Dataset rows
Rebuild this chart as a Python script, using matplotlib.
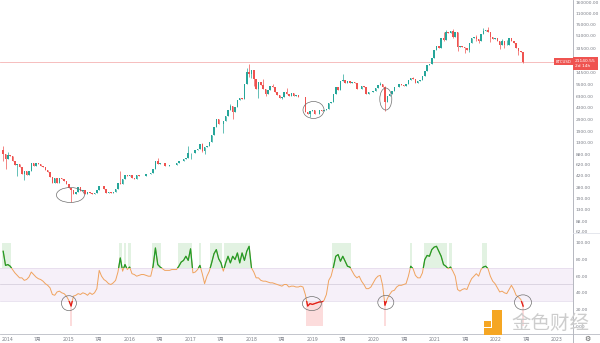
import matplotlib

matplotlib.use("Agg")
import matplotlib.pyplot as plt
import matplotlib.dates as mdates
import matplotlib.transforms as mtransforms
from matplotlib.lines import Line2D
from matplotlib.patches import Ellipse, Rectangle
from matplotlib.ticker import FixedLocator, FuncFormatter, NullLocator, NullFormatter
import numpy as np
import pandas as pd

plt.rcParams["font.family"] = ["DejaVu Sans", "Noto Sans CJK SC"]

# --- data: BTCUSD, two-week candles (log price axis) ---
symbol = "BTCUSD"
start_date = "2013-12-02"
first_open = 1000
closes = [
    870, 740, 860, 820, 690, 600, 620, 570, 450, 490, 430, 490, 650, 590, 640, 620,
    590, 570, 510, 475, 400, 330, 385, 325, 385, 375, 350, 315, 270, 255, 225, 240,
    285, 245, 255, 225, 240, 233, 225, 233, 252, 290, 293, 265, 230, 240, 230, 240,
    265, 325, 320, 370, 435, 420, 435, 390, 375, 435, 410, 410, 420, 450, 450, 455,
    530, 700, 630, 650, 655, 590, 580, 605, 610, 610, 640, 700, 700, 735, 770, 900,
    900, 920, 1020, 1060, 1230, 970, 1110, 1180, 1350, 1720, 2200, 2950, 2500, 2500, 2750, 3250,
    4050, 4600, 3700, 4400, 5700, 6150, 5900, 9700, 15000, 14000, 16000, 11500, 8200, 10400, 9500, 8200,
    7000, 8100, 9250, 8700, 7350, 6700, 6150, 6350, 7400, 7000, 6500, 7300, 6500, 6600, 6300, 6350,
    6350, 3800, 3550, 3900, 4000, 3550, 3450, 3950, 3850, 4000, 4150, 5150, 5300, 7000, 8700, 8000,
    10800, 11400, 10300, 10900, 10300, 10400, 10300, 8300, 8300, 9200, 8700, 7050, 7500, 7500, 7750, 8650,
    9300, 9900, 8900, 5350, 6400, 6900, 7700, 8700, 8900, 9700, 9350, 9100, 9700, 11100, 11900, 11650,
    10300, 10700, 11400, 13000, 15500, 18500, 19200, 23800, 32000, 36000, 34300, 48000, 45000, 59000, 55800, 60000,
    49000, 58300, 34800, 35800, 35500, 34200, 31800, 39900, 47000, 48800, 46000, 43200, 54700, 61000, 63300, 58700,
    49300, 46700, 47300, 43100, 37900, 42200, 37700, 37800, 46800, 42200, 39500, 34000, 30300, 29900, 21140.55,
]
# notable wick extremes (candle index -> price)
wick_high = {0: 1160, 1: 800, 2: 960, 50: 500, 66: 780, 79: 1150, 85: 1300, 97: 4980,
             104: 17200, 105: 19700, 111: 11700, 115: 9900, 121: 8500, 145: 13800,
             161: 10500, 163: 9200, 175: 12400, 188: 58300, 189: 61700, 192: 64800,
             202: 52900, 205: 67000, 207: 69000, 213: 45800, 215: 45000, 217: 48200}
wick_low = {0: 690, 1: 520, 6: 410, 9: 360, 29: 170, 80: 750, 85: 940, 86: 890,
            94: 1830, 98: 2970, 105: 12500, 106: 12000, 107: 9000, 109: 6000, 112: 6500,
            119: 5800, 131: 3150, 163: 3850, 188: 43000, 192: 47000, 194: 30000,
            197: 28800, 199: 29300, 202: 43000, 203: 40700, 208: 42000, 212: 33000,
            214: 34300, 220: 26700, 222: 20000}

rsi = [
    90, 73, 74, 72, 68, 64, 61, 58, 58, 55, 56, 59, 65, 62, 59, 57,
    56, 54, 51, 49, 46, 38, 37, 41, 42, 40, 39, 36, 31, 24, 36, 37,
    39, 38, 40, 39, 37, 40, 38, 40, 45, 67, 60, 56, 54, 51, 50, 52,
    55, 65, 82, 66, 74, 68, 71, 63, 62, 60, 61, 62, 62, 61, 60, 60,
    72, 94, 74, 71, 69, 67, 67, 67, 68, 68, 68, 72, 77, 79, 84, 79,
    93, 64, 65, 68, 73, 63, 51, 60, 66, 76, 87, 92, 81, 76, 66, 76,
    84, 76, 84, 80, 88, 76, 88, 79, 90, 96, 70, 65, 58, 58, 55, 54,
    54, 53, 52, 52, 51, 50, 49, 48, 50, 50, 47, 48, 48, 47, 47, 48,
    47, 38, 24, 27, 26, 27, 28, 29, 29, 31, 38, 55, 60, 71, 84, 86,
    78, 84, 78, 72, 71, 66, 61, 58, 60, 54, 50, 45, 45, 47, 52, 57,
    60, 61, 49, 25, 33, 38, 42, 43, 47, 49, 49, 50, 51, 60, 72, 69,
    61, 58, 58, 64, 80, 85, 84, 92, 95, 96, 90, 84, 74, 72, 69, 71,
    66, 60, 44, 42, 44, 45, 44, 51, 57, 60, 63, 60, 68, 71, 72, 69,
    60, 54, 51, 46, 41, 42, 40, 39, 44, 49, 44, 37, 35, 32, 24,
]

price_ticks = [160000, 110000, 75000, 51000, 33500, 14500, 9500, 6300, 4300, 2900,
               1900, 1300, 880, 620, 420, 280, 190, 130, 88, 62]
rsi_ticks = [100, 80, 60, 40, 20, 0]
year_labels = list(range(2014, 2024))
time_left = "2d 14h"

# hand-drawn circles on the screenshot: (date, value, width px, height px)
price_rings = [("2015-01-15", 216, 28, 15), ("2019-01-07", 4010, 21, 17), ("2020-03-14", 5840, 12, 22)]
rsi_rings = [("2015-01-06", 27.5, 15, 15), ("2018-12-28", 27, 19, 14),
             ("2020-03-14", 28.5, 16, 14), ("2022-06-12", 28.5, 17, 15)]

UP, DOWN = "#26a69a", "#ef5350"
TXT = "#7a7d86"
AXIS = "#a9acb5"

W, H = 600.0, 343.0
fig = plt.figure(figsize=(W / 100, H / 100), dpi=100)


def px_box(x0, y0, x1, y1):
    return [x0 / W, 1 - y1 / H, (x1 - x0) / W, (y1 - y0) / H]


ax = fig.add_axes(px_box(0, 0, 573, 233))
ax2 = fig.add_axes(px_box(0, 233, 573, 333.5), sharex=ax)

# candles
dates = pd.date_range(start_date, periods=len(closes), freq="14D") + pd.Timedelta(days=7)
x = mdates.date2num(dates)
o = np.array([first_open] + closes[:-1], float)
c = np.array(closes, float)
hi = np.maximum(o, c)
lo = np.minimum(o, c)
for i, v in wick_high.items():
    hi[i] = max(hi[i], v)
for i, v in wick_low.items():
    lo[i] = min(lo[i], v)
cols = np.where(c >= o, UP, DOWN)
ax.vlines(x, lo, hi, colors=cols, lw=0.5, zorder=2)
ax.bar(x, np.abs(c - o), bottom=np.minimum(o, c), width=9, color=cols, lw=0, zorder=3)

ax.set_yscale("log")
ax.set_ylim(58.5, 175500)
ax.set_xlim(pd.Timestamp("2013-11-20"), pd.Timestamp("2023-04-07"))
ax.axhline(closes[-1], color="#f5b3b3", lw=0.6, zorder=1)

# last price labels
trans = mtransforms.blended_transform_factory(ax.transAxes, ax.transData)
ax.text(1.0, closes[-1], f"{closes[-1]:.2f}\n{time_left}",
        transform=mtransforms.offset_copy(trans, fig, x=1.4, y=2.0, units="points"),
        ha="left", va="top", fontsize=3.2, color="white", linespacing=1.35,
        bbox=dict(boxstyle="square,pad=0.5", fc=DOWN, ec="none"), clip_on=False, zorder=10)
ax.text(1.0, closes[-1], symbol,
        transform=mtransforms.offset_copy(trans, fig, x=-1.3, y=0, units="points"),
        ha="right", va="center", fontsize=2.8, color="white",
        bbox=dict(boxstyle="square,pad=0.35", fc=DOWN, ec="none"), clip_on=False, zorder=10)

# RSI pane
r = np.array(rsi, float)
ax2.axhspan(30, 70, color="#f6f0f9", lw=0, zorder=0)
ax2.bar(x[r > 70], 30, bottom=70, width=14.5, color="#e2f2e2", lw=0, zorder=0.5)
ax2.bar(x[r < 30], 30, bottom=0, width=14.5, color="#fcdcdc", lw=0, zorder=0.5)
for lvl, col in ((70, "#e2d9ea"), (50, "#d2cad8"), (30, "#e2d9ea")):
    ax2.axhline(lvl, color=col, lw=0.5, zorder=1)
ax2.plot(x, r, color="#f0a35e", lw=0.7, zorder=2)
for y0, y1, col in ((70, 200, "#1e9e2a"), (-100, 30, "#e31b1b")):
    ln, = ax2.plot(x, r, color=col, lw=0.9, zorder=3)
    ln.set_clip_path(Rectangle((x[0] - 400, y0), x[-1] - x[0] + 800, y1 - y0, transform=ax2.transData))
ax2.set_ylim(-9, 112)

# circles
def ring(axis, date, value, w, h):
    tr = fig.dpi_scale_trans + mtransforms.ScaledTranslation(
        mdates.datestr2num(date), value, axis.transData)
    axis.add_patch(Ellipse((0, 0), w / 100, h / 100, transform=tr, fill=False,
                           ec="#6f6f6f", lw=0.5, zorder=6))


for d, v, w, h in price_rings:
    ring(ax, d, v, w, h)
for d, v, w, h in rsi_rings:
    ring(ax2, d, v, w, h)

# axes cosmetics
for a in (ax, ax2):
    a.yaxis.tick_right()
    a.tick_params(axis="y", length=0, pad=2, labelsize=3.2, labelcolor=TXT)
    a.spines["top"].set_visible(False)
    a.spines["left"].set_visible(False)
    a.spines["right"].set_color(AXIS)
    a.spines["right"].set_linewidth(0.6)
    a.set_facecolor("white")
ax.spines["bottom"].set_color("#e1e3ea")
ax.spines["bottom"].set_linewidth(0.6)
ax2.spines["bottom"].set_color("#b9bcc4")
ax2.spines["bottom"].set_linewidth(0.6)

ax.yaxis.set_major_locator(FixedLocator(price_ticks))
ax.yaxis.set_major_formatter(FuncFormatter(lambda v, p: f"{v:.2f}"))
ax.yaxis.set_minor_locator(NullLocator())
ax.yaxis.set_minor_formatter(NullFormatter())
ax2.yaxis.set_major_locator(FixedLocator(rsi_ticks))
ax2.yaxis.set_major_formatter(FuncFormatter(lambda v, p: f"{v:.2f}"))

xt, xl = [], []
for yr in year_labels:
    xt.append(pd.Timestamp(f"{yr}-01-01"))
    xl.append(str(yr))
    if yr < year_labels[-1]:
        xt.append(pd.Timestamp(f"{yr}-07-01"))
        xl.append("7月")
ax2.set_xticks(mdates.date2num(xt))
ax2.set_xticklabels(xl)
ax2.tick_params(axis="x", length=0, pad=2.5, labelsize=3.3, labelcolor=TXT)
ax.tick_params(axis="x", length=0, labelbottom=False)

# frame lines continuing into the price-scale column
fig.add_artist(Line2D([573 / W, 573 / W], [0, 1 - 333.5 / H], color=AXIS, lw=0.6))
fig.add_artist(Line2D([573 / W, 1], [1 - 233 / H] * 2, color="#e1e3ea", lw=0.6))
fig.add_artist(Line2D([573 / W, 1], [1 - 333.5 / H] * 2, color="#b9bcc4", lw=0.6))
fig.text(587 / W, 1 - 338.5 / H, "⚙", fontsize=5, color="#555555", ha="center", va="center")

# watermark
for bx in ((484, 321, 491, 327), (492, 310, 502, 330), (484, 328, 502, 335)):
    fig.add_artist(Rectangle((bx[0] / W, 1 - bx[3] / H), (bx[2] - bx[0]) / W, (bx[3] - bx[1]) / H,
                             transform=fig.transFigure, color="#f5a623", lw=0, zorder=20))
fig.text(550 / W, 1 - 323 / H, "金色财经", fontsize=14, color="#cdcdcd", ha="center", va="center",
         family=["Noto Sans CJK SC", "DejaVu Sans"], zorder=20)

fig.savefig("out.png", dpi=100)
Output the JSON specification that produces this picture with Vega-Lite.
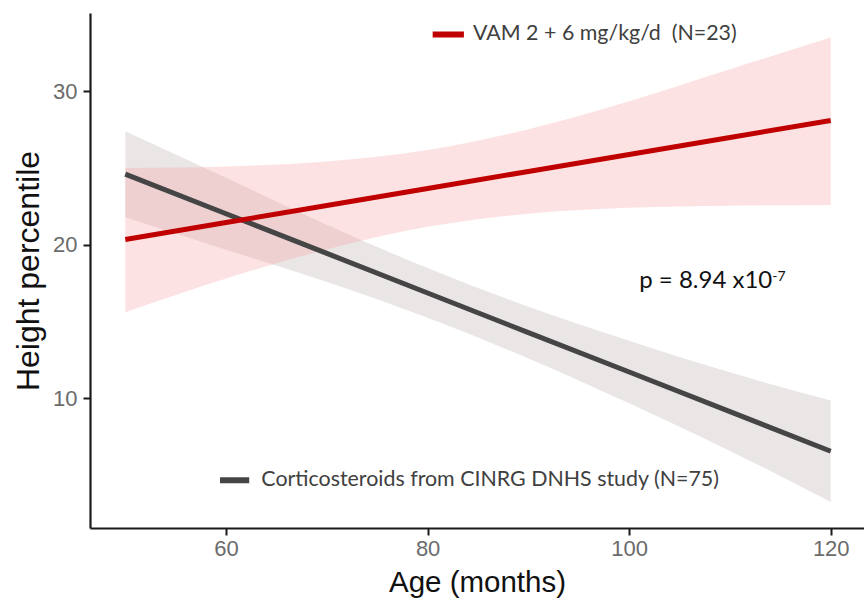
{
  "$schema": "https://vega.github.io/schema/vega-lite/v6.json",
  "width": 774,
  "height": 515,
  "autosize": {"type": "none"},
  "padding": {"left": 90, "top": 13, "right": 0, "bottom": 78},
  "background": "white",
  "config": {
    "view": {"stroke": null},
    "axis": {
      "grid": false,
      "domainColor": "#1a1a1a",
      "domainWidth": 2.2,
      "tickColor": "#1a1a1a",
      "tickWidth": 2,
      "tickSize": 7,
      "labelFont": "Liberation Sans",
      "labelFontSize": 22,
      "labelColor": "#6b6b6b",
      "titleFont": "Liberation Sans",
      "titleFontWeight": "normal",
      "titleColor": "#111111"
    }
  },
  "datasets": {
    "fits": [
      {"group": "Corticosteroids", "age": 50, "fit": 24.6, "lo": 21.8, "hi": 27.4},
      {"group": "Corticosteroids", "age": 60, "fit": 22.02, "lo": 19.68, "hi": 24.36},
      {"group": "Corticosteroids", "age": 70, "fit": 19.44, "lo": 17.57, "hi": 21.31},
      {"group": "Corticosteroids", "age": 80, "fit": 16.86, "lo": 15.24, "hi": 18.48},
      {"group": "Corticosteroids", "age": 90, "fit": 14.28, "lo": 12.6, "hi": 15.96},
      {"group": "Corticosteroids", "age": 100, "fit": 11.71, "lo": 9.67, "hi": 13.75},
      {"group": "Corticosteroids", "age": 110, "fit": 9.13, "lo": 6.57, "hi": 11.69},
      {"group": "Corticosteroids", "age": 120, "fit": 6.55, "lo": 3.25, "hi": 9.85},
      {"group": "VAM", "age": 50, "fit": 20.34, "lo": 15.6, "hi": 25.0},
      {"group": "VAM", "age": 60, "fit": 21.45, "lo": 17.8, "hi": 25.1},
      {"group": "VAM", "age": 70, "fit": 22.56, "lo": 19.7, "hi": 25.42},
      {"group": "VAM", "age": 80, "fit": 23.67, "lo": 21.17, "hi": 26.17},
      {"group": "VAM", "age": 90, "fit": 24.78, "lo": 22.03, "hi": 27.53},
      {"group": "VAM", "age": 100, "fit": 25.88, "lo": 22.41, "hi": 29.35},
      {"group": "VAM", "age": 110, "fit": 26.99, "lo": 22.55, "hi": 31.43},
      {"group": "VAM", "age": 120, "fit": 28.1, "lo": 22.6, "hi": 33.5}
    ],
    "keys": [
      {"group": "VAM", "x1": 80.5, "x2": 83.6, "y": 33.7, "tx": 84.5, "label": "VAM 2 + 6 mg/kg/d \u00a0(N=23)"},
      {"group": "Corticosteroids", "x1": 59.4, "x2": 62.3, "y": 4.66, "tx": 63.5, "label": "Corticosteroids from CINRG DNHS study (N=75)"}
    ],
    "notes": [
      {"kind": "main", "x": 101.0, "y": 17.17, "label": "p = 8.94 x10"},
      {"kind": "sup", "x": 114.2, "y": 17.62, "label": "-7"}
    ]
  },
  "layer": [
    {
      "data": {"name": "fits"},
      "transform": [{"filter": "datum.group === 'Corticosteroids'"}],
      "mark": {"type": "area", "interpolate": "monotone", "color": "#d9d2d2", "opacity": 0.55},
      "encoding": {
        "x": {"field": "age", "type": "quantitative", "scale": {"domain": [46.5, 123.3], "nice": false, "zero": false},
              "axis": {"values": [60, 80, 100, 120], "title": "Age (months)", "labelPadding": 3, "titlePadding": 9, "titleFontSize": 29.5}},
        "y": {"field": "lo", "type": "quantitative", "scale": {"domain": [1.55, 35.1], "nice": false, "zero": false},
              "axis": {"values": [10, 20, 30], "title": "Height percentile", "labelPadding": 6, "titlePadding": 7, "titleFontSize": 32}},
        "y2": {"field": "hi"}
      }
    },
    {
      "data": {"name": "fits"},
      "transform": [{"filter": "datum.group === 'VAM'"}],
      "mark": {"type": "area", "interpolate": "monotone", "color": "#f89ea2", "opacity": 0.3},
      "encoding": {
        "x": {"field": "age", "type": "quantitative"},
        "y": {"field": "lo", "type": "quantitative"},
        "y2": {"field": "hi"}
      }
    },
    {
      "data": {"name": "fits"},
      "mark": {"type": "line", "strokeWidth": 5, "strokeCap": "butt"},
      "encoding": {
        "x": {"field": "age", "type": "quantitative"},
        "y": {"field": "fit", "type": "quantitative"},
        "stroke": {"field": "group", "type": "nominal", "scale": {"domain": ["Corticosteroids", "VAM"], "range": ["#454545", "#c00000"]}, "legend": null}
      }
    },
    {
      "data": {"name": "keys"},
      "mark": {"type": "rule", "strokeWidth": 6},
      "encoding": {
        "x": {"field": "x1", "type": "quantitative"},
        "x2": {"field": "x2"},
        "y": {"field": "y", "type": "quantitative"},
        "stroke": {"field": "group", "type": "nominal", "legend": null}
      }
    },
    {
      "data": {"name": "keys"},
      "mark": {"type": "text", "align": "left", "baseline": "middle", "font": "Lato", "fontSize": 21.4, "color": "#404040"},
      "encoding": {
        "x": {"field": "tx", "type": "quantitative"},
        "y": {"field": "y", "type": "quantitative"},
        "text": {"field": "label"}
      }
    },
    {
      "data": {"name": "notes"},
      "transform": [{"filter": "datum.kind === 'main'"}],
      "mark": {"type": "text", "align": "left", "baseline": "alphabetic", "font": "Lato", "fontSize": 24, "color": "#111111"},
      "encoding": {
        "x": {"field": "x", "type": "quantitative"},
        "y": {"field": "y", "type": "quantitative"},
        "text": {"field": "label"}
      }
    },
    {
      "data": {"name": "notes"},
      "transform": [{"filter": "datum.kind === 'sup'"}],
      "mark": {"type": "text", "align": "left", "baseline": "alphabetic", "font": "Lato", "fontSize": 14, "color": "#111111"},
      "encoding": {
        "x": {"field": "x", "type": "quantitative"},
        "y": {"field": "y", "type": "quantitative"},
        "text": {"field": "label"}
      }
    }
  ]
}
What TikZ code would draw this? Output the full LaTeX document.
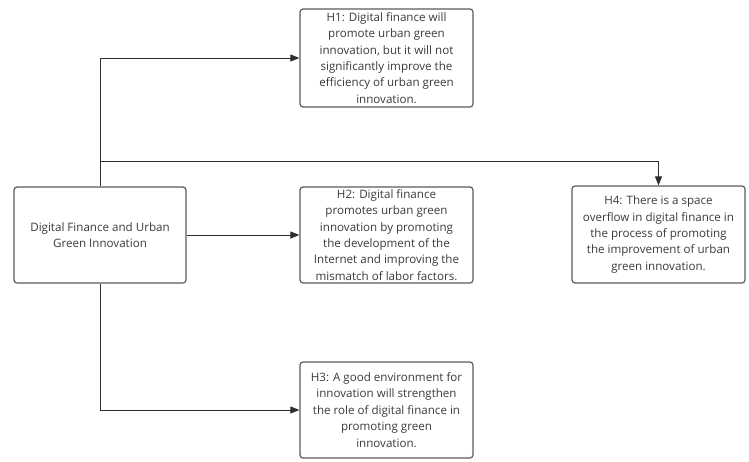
\documentclass[tikz,border=0pt]{standalone}
\usepackage{fontspec}
\setmainfont{Open Sans}
\usetikzlibrary{arrows.meta}
\definecolor{boxline}{HTML}{5A5A5A}
\definecolor{txt}{HTML}{3A3A3A}
\definecolor{wire}{HTML}{2E2E2E}
\begin{document}
\begin{tikzpicture}[x=1pt,y=-1pt,
  hbox/.style={draw=boxline,line width=1.2pt,rounded corners=3pt,align=center,
    text=txt,font=\fontsize{11.6}{16.4}\selectfont,inner sep=0pt},
  conn/.style={draw=wire,line width=1pt,-{Triangle[length=9pt,width=7pt]}},
  plain/.style={draw=wire,line width=1pt}]
\useasboundingbox (0,0) rectangle (749,461);
\node[hbox,minimum width=172pt,minimum height=96pt] (main) at (100,235) {Digital Finance and Urban\\Green Innovation};
\node[hbox,minimum width=173pt,minimum height=98pt] (h1) at (386.5,58) {H1: Digital finance will\\promote urban green\\innovation, but it will not\\significantly improve the\\efficiency of urban green\\innovation.};
\node[hbox,minimum width=173pt,minimum height=96pt] (h2) at (386.5,235) {H2: Digital finance\\promotes urban green\\innovation by promoting\\the development of the\\Internet and improving the\\mismatch of labor factors.};
\node[hbox,minimum width=173pt,minimum height=96pt] (h3) at (386.5,410) {H3: A good environment for\\innovation will strengthen\\the role of digital finance in\\promoting green\\innovation.};
\node[hbox,minimum width=173pt,minimum height=97pt] (h4) at (658.5,234.5) {H4: There is a space\\overflow in digital finance in\\the process of promoting\\the improvement of urban\\green innovation.};
\coordinate (j) at (100,161);
\draw[plain] (main.north) -- (j);
\draw[conn] (j) |- (h1.west);
\draw[conn] (j) -| (h4.north);
\draw[conn] (main.east) -- (h2.west);
\draw[conn] (main.south) |- (h3.west);
\end{tikzpicture}
\end{document}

** Goal of the exercise **
Filter the records above and return every line that holds the word "matplotlib".

** Output for this task **
Rebuild this chart as a Python script, using matplotlib.
import matplotlib
matplotlib.use("Agg")
import matplotlib.pyplot as plt
import matplotlib.dates as mdates
import matplotlib.transforms as mtransforms
from matplotlib.lines import Line2D
from matplotlib.patches import Ellipse, Rectangle
from matplotlib.ticker import FixedLocator, FuncFormatter, NullLocator, NullFormatter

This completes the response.